PROBLEM TO SOLVE: Among the lines of the listing below, retype exactly those from the one containing "Output the Python" through the one containing "4.8, 5.1, 5.4, 5.6, 5.8, 6.1, 6.4, 6.7, 7.0, 7.2]", both included. Do not include pictures.

ENTRIES PROVIDED:
========================

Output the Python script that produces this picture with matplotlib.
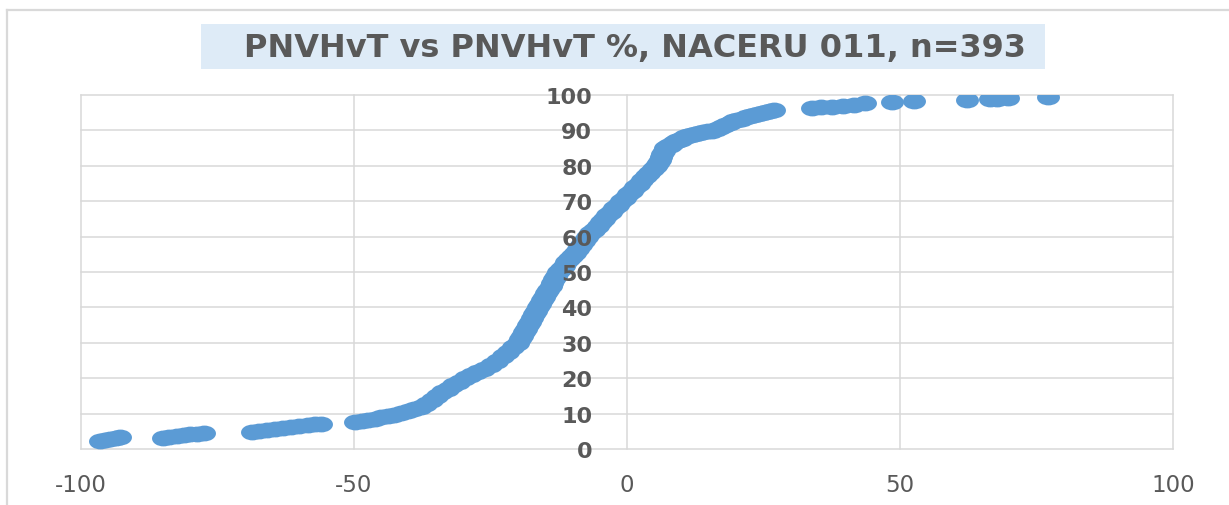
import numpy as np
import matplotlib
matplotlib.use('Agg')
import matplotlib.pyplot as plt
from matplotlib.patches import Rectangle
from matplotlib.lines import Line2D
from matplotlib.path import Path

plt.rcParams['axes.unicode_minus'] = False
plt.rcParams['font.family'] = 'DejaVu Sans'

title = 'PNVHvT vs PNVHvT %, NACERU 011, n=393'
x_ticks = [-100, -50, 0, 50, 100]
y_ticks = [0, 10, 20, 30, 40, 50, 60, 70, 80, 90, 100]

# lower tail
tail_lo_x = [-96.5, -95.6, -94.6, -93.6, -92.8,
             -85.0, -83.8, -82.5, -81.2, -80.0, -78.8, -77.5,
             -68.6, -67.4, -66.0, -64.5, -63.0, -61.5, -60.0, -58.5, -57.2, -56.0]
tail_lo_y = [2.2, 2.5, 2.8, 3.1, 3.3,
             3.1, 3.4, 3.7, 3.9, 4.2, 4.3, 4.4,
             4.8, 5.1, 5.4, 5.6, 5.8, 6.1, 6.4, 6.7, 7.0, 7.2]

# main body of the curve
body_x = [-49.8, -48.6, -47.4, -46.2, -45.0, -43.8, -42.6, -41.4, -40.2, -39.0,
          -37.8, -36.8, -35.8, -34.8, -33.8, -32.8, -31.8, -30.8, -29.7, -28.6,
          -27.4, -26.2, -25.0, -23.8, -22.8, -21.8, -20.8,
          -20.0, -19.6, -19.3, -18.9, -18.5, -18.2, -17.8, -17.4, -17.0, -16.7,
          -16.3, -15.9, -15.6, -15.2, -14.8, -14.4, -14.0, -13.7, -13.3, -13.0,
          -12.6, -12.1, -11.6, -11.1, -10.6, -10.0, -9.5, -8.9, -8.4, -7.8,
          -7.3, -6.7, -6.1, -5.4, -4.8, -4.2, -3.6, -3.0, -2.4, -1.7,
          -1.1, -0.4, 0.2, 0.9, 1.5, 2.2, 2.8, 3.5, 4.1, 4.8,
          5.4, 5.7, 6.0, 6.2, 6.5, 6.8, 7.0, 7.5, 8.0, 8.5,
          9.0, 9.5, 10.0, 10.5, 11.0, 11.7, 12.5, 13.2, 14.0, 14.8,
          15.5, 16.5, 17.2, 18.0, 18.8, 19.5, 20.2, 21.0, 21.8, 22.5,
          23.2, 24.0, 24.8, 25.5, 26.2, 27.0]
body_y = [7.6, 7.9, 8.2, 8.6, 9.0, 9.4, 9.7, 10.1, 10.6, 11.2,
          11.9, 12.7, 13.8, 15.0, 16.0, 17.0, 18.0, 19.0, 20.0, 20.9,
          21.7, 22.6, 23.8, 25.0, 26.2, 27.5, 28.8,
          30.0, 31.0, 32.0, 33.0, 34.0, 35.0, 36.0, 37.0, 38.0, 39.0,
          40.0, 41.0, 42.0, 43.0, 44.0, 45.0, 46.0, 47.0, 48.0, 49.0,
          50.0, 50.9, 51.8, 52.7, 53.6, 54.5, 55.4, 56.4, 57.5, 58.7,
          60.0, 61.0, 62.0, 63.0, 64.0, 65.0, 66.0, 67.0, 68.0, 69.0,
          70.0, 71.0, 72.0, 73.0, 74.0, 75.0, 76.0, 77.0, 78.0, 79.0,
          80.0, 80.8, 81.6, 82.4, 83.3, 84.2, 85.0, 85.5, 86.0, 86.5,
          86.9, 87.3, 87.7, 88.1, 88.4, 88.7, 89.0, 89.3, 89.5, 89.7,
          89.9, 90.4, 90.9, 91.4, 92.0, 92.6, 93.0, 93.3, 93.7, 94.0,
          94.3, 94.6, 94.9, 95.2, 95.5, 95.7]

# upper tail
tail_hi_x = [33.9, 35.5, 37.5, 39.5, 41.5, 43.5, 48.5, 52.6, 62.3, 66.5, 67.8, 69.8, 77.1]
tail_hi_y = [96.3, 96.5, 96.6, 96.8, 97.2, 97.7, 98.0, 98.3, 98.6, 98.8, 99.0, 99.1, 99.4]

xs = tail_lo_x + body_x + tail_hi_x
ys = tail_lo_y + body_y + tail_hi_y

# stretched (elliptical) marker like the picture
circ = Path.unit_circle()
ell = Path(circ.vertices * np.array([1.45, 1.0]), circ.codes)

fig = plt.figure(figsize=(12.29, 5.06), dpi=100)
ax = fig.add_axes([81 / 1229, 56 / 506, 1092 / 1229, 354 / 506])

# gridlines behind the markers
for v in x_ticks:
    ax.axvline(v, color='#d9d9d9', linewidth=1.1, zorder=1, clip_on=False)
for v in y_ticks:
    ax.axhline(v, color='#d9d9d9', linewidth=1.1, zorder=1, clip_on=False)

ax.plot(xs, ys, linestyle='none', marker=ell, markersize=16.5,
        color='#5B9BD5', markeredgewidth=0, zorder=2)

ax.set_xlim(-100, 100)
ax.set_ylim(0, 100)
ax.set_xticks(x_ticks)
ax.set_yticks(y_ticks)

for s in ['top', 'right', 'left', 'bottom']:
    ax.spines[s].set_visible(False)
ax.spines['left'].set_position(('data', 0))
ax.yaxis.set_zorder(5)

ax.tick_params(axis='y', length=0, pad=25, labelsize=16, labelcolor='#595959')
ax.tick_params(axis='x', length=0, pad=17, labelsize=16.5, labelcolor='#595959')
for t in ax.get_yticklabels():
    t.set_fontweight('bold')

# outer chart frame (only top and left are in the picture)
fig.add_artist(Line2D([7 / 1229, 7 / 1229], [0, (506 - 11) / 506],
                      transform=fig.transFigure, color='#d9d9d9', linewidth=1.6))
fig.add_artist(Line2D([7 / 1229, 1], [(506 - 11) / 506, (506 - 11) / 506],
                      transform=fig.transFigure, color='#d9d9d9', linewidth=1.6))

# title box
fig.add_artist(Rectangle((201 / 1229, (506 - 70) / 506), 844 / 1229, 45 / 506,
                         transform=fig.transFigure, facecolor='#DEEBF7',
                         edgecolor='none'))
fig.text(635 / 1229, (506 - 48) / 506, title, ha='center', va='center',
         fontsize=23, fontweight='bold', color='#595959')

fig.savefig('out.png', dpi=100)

========================

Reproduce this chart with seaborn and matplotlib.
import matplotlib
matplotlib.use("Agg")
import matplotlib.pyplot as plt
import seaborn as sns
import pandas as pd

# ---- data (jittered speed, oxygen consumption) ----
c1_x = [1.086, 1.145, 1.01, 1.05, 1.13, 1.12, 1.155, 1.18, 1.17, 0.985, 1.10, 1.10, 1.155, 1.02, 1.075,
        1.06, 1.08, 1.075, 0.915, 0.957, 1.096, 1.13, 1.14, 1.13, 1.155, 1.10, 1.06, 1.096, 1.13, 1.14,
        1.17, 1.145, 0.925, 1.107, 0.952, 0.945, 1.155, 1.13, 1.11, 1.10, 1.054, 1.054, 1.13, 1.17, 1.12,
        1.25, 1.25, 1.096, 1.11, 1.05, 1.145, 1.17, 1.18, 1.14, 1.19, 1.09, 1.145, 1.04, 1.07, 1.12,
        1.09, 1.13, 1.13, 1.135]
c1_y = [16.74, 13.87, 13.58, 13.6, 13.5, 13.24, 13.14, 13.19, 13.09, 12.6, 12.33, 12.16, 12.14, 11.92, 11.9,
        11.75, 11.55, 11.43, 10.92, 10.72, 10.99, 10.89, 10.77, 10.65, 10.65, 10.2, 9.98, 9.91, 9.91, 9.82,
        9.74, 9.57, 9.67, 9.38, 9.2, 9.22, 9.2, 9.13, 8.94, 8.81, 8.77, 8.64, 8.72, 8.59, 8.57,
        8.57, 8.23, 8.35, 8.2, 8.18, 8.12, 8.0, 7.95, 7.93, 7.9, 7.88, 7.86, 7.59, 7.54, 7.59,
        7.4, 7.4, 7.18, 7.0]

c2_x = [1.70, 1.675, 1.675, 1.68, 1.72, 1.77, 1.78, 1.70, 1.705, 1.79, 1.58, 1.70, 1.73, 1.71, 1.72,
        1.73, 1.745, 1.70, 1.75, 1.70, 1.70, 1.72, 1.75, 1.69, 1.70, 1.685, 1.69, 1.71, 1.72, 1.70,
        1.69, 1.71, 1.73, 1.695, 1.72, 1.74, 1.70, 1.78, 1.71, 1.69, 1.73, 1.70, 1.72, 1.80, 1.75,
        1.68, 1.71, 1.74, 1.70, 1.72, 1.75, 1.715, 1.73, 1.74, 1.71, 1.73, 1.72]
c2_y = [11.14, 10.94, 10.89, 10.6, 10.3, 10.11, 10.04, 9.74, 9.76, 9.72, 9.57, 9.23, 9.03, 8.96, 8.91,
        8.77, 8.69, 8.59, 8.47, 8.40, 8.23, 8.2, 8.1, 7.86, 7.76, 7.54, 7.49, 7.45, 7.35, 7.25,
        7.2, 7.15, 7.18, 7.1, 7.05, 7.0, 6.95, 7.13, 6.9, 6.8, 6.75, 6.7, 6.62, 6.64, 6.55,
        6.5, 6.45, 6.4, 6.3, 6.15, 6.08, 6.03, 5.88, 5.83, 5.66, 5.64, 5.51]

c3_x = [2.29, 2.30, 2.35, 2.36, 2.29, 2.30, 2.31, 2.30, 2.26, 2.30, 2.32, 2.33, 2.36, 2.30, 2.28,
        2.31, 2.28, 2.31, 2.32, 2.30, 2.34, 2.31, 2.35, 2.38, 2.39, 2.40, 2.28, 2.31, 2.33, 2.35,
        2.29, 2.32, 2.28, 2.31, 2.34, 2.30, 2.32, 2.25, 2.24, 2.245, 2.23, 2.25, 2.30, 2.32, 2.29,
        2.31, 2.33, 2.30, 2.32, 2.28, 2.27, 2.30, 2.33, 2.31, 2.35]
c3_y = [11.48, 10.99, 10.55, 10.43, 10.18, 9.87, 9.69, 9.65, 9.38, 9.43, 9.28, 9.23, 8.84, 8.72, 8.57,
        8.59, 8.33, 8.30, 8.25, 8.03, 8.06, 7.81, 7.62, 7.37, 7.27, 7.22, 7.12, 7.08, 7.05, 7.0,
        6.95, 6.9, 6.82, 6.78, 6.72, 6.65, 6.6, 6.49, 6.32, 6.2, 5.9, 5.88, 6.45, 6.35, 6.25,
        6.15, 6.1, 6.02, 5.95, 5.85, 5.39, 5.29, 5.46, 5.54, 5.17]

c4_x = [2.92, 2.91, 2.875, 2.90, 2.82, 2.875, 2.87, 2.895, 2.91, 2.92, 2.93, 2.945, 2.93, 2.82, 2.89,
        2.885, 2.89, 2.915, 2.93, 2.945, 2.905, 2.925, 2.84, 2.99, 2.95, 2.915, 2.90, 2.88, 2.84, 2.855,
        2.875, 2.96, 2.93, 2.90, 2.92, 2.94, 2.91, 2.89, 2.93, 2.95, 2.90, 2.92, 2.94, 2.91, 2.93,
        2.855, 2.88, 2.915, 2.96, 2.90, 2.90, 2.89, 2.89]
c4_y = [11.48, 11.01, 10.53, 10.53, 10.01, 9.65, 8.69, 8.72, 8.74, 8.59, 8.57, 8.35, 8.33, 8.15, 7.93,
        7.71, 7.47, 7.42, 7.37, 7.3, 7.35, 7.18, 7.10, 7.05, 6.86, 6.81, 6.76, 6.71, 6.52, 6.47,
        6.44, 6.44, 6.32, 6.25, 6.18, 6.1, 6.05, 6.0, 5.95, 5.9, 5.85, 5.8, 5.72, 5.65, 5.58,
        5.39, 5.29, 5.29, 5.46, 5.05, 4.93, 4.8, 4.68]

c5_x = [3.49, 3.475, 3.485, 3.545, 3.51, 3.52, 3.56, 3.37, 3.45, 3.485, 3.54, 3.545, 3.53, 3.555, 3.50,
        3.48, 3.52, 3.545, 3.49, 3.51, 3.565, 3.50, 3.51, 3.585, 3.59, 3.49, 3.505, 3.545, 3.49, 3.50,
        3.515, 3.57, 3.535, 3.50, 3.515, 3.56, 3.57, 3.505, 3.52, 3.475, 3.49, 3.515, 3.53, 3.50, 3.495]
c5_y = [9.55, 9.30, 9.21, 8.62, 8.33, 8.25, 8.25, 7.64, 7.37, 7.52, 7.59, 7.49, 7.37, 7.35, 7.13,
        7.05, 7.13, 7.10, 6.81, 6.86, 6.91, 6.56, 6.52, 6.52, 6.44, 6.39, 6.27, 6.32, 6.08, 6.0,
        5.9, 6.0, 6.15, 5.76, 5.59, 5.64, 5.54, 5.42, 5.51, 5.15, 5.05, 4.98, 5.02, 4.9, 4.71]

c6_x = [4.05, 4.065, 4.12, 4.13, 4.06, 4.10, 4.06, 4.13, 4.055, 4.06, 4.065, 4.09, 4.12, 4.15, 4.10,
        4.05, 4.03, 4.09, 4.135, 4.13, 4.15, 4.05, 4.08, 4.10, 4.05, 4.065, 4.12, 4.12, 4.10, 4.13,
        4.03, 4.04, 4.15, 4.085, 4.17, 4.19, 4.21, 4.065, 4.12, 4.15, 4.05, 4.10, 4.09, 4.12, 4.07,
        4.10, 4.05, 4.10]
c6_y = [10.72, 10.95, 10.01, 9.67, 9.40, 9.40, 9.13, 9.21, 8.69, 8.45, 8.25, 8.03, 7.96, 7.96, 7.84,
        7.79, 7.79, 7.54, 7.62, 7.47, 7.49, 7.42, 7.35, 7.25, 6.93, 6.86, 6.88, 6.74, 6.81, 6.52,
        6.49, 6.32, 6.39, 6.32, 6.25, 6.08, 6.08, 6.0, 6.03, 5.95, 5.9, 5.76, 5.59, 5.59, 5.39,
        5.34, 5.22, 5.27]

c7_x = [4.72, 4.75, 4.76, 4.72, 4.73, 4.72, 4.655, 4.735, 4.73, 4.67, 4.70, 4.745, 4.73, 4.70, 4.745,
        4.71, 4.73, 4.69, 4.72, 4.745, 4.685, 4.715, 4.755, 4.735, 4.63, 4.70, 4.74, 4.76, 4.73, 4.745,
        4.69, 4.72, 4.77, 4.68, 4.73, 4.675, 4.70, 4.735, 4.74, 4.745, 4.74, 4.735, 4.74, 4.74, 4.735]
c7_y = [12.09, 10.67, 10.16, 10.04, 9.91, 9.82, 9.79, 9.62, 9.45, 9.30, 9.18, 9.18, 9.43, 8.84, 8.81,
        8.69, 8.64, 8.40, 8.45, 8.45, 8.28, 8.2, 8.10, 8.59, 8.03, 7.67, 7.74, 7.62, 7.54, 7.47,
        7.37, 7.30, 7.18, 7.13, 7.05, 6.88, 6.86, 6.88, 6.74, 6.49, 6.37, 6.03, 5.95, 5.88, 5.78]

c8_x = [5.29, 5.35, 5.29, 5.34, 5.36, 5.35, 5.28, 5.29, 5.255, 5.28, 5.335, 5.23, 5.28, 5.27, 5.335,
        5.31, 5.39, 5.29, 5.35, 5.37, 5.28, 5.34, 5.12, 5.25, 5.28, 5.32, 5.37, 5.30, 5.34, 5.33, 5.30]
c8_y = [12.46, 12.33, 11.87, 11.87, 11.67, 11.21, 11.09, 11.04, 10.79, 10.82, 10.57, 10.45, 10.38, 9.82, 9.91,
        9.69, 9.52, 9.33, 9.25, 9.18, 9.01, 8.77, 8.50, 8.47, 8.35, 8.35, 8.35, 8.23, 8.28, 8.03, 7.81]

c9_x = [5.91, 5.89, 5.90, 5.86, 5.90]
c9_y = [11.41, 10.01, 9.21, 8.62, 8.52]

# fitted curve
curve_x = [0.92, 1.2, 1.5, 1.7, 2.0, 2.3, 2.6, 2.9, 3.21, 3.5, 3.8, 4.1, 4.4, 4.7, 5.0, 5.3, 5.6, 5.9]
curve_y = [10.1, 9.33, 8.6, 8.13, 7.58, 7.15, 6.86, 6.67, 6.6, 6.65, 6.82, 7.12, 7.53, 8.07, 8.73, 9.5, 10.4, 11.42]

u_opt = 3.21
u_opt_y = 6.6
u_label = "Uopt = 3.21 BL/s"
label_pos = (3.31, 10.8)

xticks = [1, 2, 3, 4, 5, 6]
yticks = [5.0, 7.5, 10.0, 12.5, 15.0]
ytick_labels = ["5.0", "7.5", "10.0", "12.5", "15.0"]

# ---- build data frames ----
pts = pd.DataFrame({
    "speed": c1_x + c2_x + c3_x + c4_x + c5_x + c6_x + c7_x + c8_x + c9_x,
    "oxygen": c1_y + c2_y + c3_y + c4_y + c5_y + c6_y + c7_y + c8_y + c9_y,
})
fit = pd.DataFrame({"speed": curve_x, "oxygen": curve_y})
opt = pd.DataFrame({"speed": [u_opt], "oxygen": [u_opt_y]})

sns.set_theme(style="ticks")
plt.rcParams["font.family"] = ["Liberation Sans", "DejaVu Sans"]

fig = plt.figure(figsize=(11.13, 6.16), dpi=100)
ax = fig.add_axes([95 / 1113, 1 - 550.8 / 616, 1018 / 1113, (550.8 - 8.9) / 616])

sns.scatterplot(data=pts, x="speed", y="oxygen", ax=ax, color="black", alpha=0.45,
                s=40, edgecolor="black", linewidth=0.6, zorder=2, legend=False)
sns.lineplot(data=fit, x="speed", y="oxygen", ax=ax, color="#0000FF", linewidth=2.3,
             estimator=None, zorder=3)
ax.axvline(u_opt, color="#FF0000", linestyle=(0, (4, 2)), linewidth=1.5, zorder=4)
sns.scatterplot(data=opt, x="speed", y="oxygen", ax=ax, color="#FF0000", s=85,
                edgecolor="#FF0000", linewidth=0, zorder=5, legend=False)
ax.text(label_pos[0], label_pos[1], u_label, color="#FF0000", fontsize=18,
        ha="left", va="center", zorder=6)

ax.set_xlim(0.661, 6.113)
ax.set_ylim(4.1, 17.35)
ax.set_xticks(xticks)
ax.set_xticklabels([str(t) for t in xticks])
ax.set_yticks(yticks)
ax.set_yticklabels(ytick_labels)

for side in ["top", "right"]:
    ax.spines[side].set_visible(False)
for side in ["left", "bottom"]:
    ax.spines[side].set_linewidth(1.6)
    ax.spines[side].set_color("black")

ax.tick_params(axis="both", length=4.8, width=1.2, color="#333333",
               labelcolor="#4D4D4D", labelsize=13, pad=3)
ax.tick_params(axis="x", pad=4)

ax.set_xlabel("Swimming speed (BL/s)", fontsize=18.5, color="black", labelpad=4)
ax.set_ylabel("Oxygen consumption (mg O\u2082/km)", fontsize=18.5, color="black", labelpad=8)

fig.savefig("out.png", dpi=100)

========================

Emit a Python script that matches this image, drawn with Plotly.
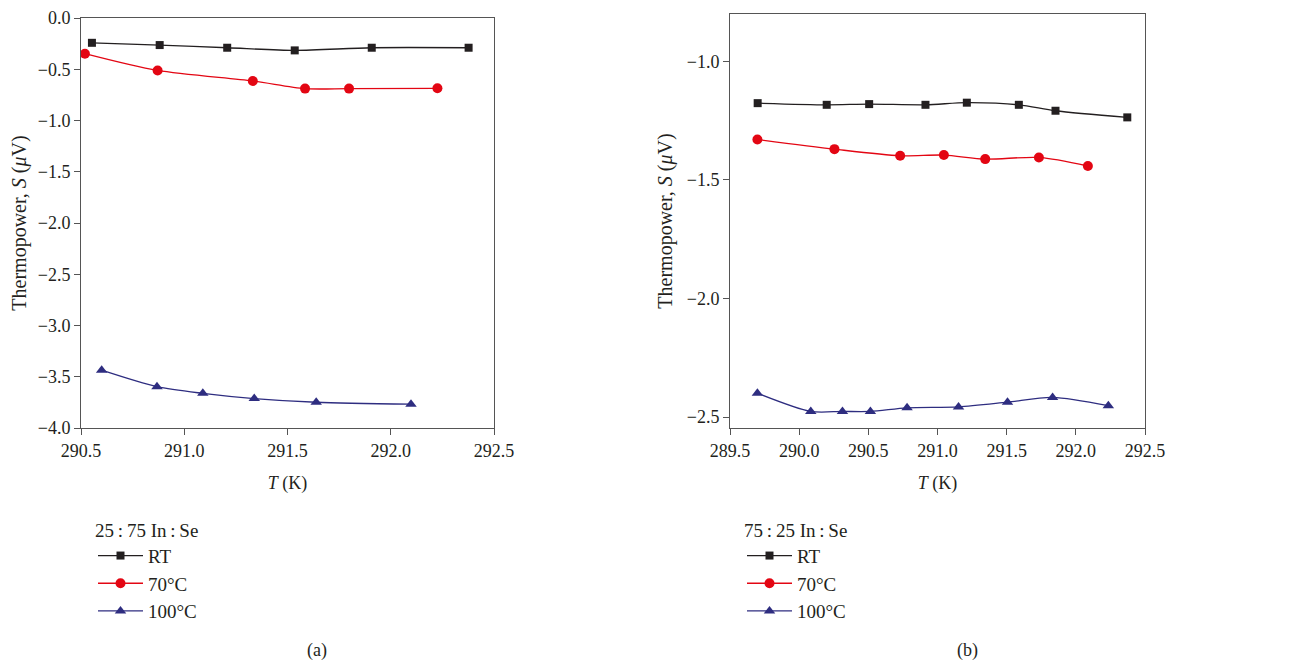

========================

ANSWER:
Output the Python script that produces this picture with matplotlib.
import numpy as np
import matplotlib
matplotlib.use('Agg')
import matplotlib.pyplot as plt
from matplotlib.patches import Rectangle
from matplotlib.lines import Line2D
from matplotlib.path import Path

plt.rcParams['axes.unicode_minus'] = False
plt.rcParams['font.family'] = 'DejaVu Sans'

title = 'PNVHvT vs PNVHvT %, NACERU 011, n=393'
x_ticks = [-100, -50, 0, 50, 100]
y_ticks = [0, 10, 20, 30, 40, 50, 60, 70, 80, 90, 100]

# lower tail
tail_lo_x = [-96.5, -95.6, -94.6, -93.6, -92.8,
             -85.0, -83.8, -82.5, -81.2, -80.0, -78.8, -77.5,
             -68.6, -67.4, -66.0, -64.5, -63.0, -61.5, -60.0, -58.5, -57.2, -56.0]
tail_lo_y = [2.2, 2.5, 2.8, 3.1, 3.3,
             3.1, 3.4, 3.7, 3.9, 4.2, 4.3, 4.4,
             4.8, 5.1, 5.4, 5.6, 5.8, 6.1, 6.4, 6.7, 7.0, 7.2]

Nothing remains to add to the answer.